Já estive tão mal que agora sinto ser capaz de estar fixe.

"Já fui assediada gravemente, ao ponto de ainda hoje ter pesadelos com isso, mais de dez vezes na minha vida"

Consegue precisar o ou os momentos que a quebraram ou falar disto nestes termos é demasiado simplista?
Não é, de todo. Há uma série de momentos que me marcaram e um deles aconteceu quando tinha 13 anos. Fui vítima de revenge porn [a partilha de imagens ou vídeos de teor sexual sem o consentimento dos visados] e fui confrontada, e até ameaçada, com isso até aos meus 20 e tal anos — inclusive em sítios onde trabalhei. Afetou-me — e irá afetar-me para a vida inteira — ao ponto de envolver a Polícia Judiciária e tribunais.
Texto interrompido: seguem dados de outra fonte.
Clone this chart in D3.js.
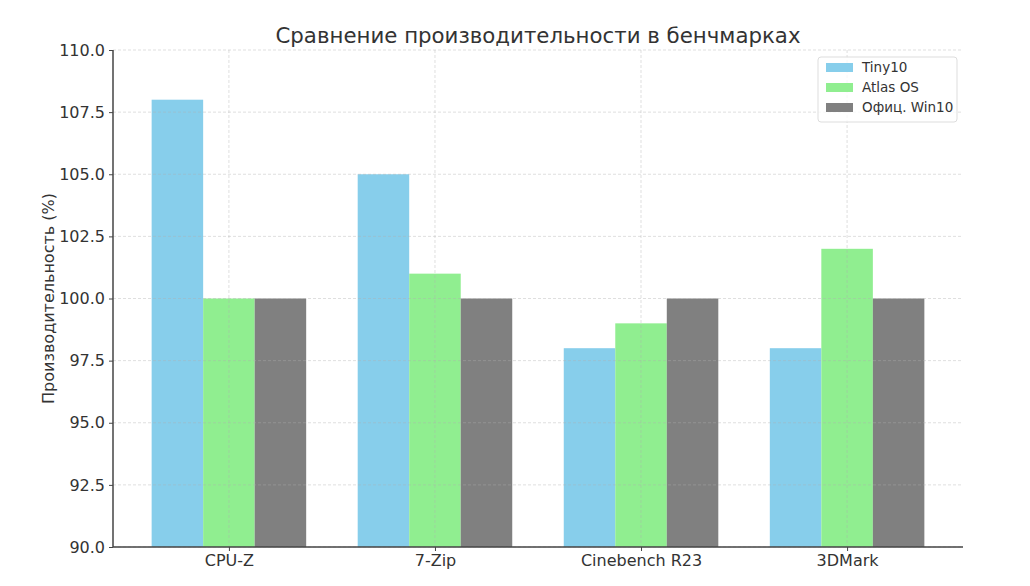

Depois houve outras coisas, como o divórcio dos meus pais e o facto de a saída de casa do meu pai ter acontecido à minha frente, o que causou em mim um desconforto relativamente ao sexo masculino e me fez ter um trauma de abandono. Depois há também o facto de, por uma razão que não compreendo, ser uma pessoa extremamente assediável. Já fui assediada gravemente, ao ponto de ainda hoje ter pesadelos com isso, mais de dez vezes na minha vida. Não sei se é o meu à vontade ou o que quer que seja, mas os predadores vêm todos ter comigo.

Joana Gama.
créditos: Luis Pereira/MAGG

Sentiu-se a reviver o divórcio dos seus pais quando, em 2017, se divorciou de Frederico Pombares?
Inconscientemente, estou a recriar o padrão da minha infância. Não senti medo de o fazer porque, após o divórcio dos meus pais, foi a minha mãe que me criou sozinha. Quando começaram a surgir os primeiros problemas na minha relação com o Frederico, senti-mo-nos relativamente confortáveis pela decisão de terminar o casamento porque sentíamos alguma familiaridade com isso devido às referências da minha infância. E apesar da minha mãe ser uma mulher que tem muita coisa que nunca serei capaz de compreender, é uma mulher de forças e nunca senti que o lado feminino, aquele que tinha como referência ao crescer com pais divorciados, fosse de fragilidade.

Tendo uma filha, sente o receio de lhe passar algumas das suas inseguranças?
É uma grande merda. Egocêntrica como sou, quase que, de forma irracional, não consigo atribuir nenhuma autoria da personalidade da Irene a ela própria. Se ela faz alguma coisa de diferente, penso de imediato que a culpa é minha e que fui eu que lhe passei a ansiedade toda pelo leite quando a amamentei. Projeto-me imenso nela e tenho muito receio disso.

Este novo livro é também um extravasar dessas inseguranças?
Também. Mas é, acima de tudo, uma vontade minha de comunicar. Mas claro que também aqui dou palco a alguma das minhas frustrações e inseguranças. Mas não é só isso: falo de amor, maternidade, ansiedade (lá está)...

Dá palco a todas as suas inseguranças?
Há coisas de que não consegui falar, muito porque em falhou a coragem.

Na capa do seu livro diz: "As entranhas de quem tem tanto medo que já nem se assusta". É também disso que tem medo?
Também, mas principalmente tenho medo de ser. Não sei ser e não tenho jeito nenhum para isso. Por exemplo, namoro com um gajo que é beto, o que é uma chatice. Porque quando tenho de conhecer a família dele, penso: "O que é que eu visto, meu? Como é que falo? Como é que se pega num copo? Quais é que são os primeiros talheres? Como é que é suposto uma gaja sentar-se?".

Não me sinto encaixada em ser feminina ou masculino, em ser comediante ou em ser artista, porque não sei ser, ponto.

É aquela pessoa que, vista de fora, parece desajeitada em qualquer situação?
O problema é esse: não sei se pareço ou se, efetivamente, sou assim. Mas sinto-me sempre desenquadrada. Os músicos têm aquela merda do metrónomo que os guia durante uma canção. Não tenho nada disso, nunca tive.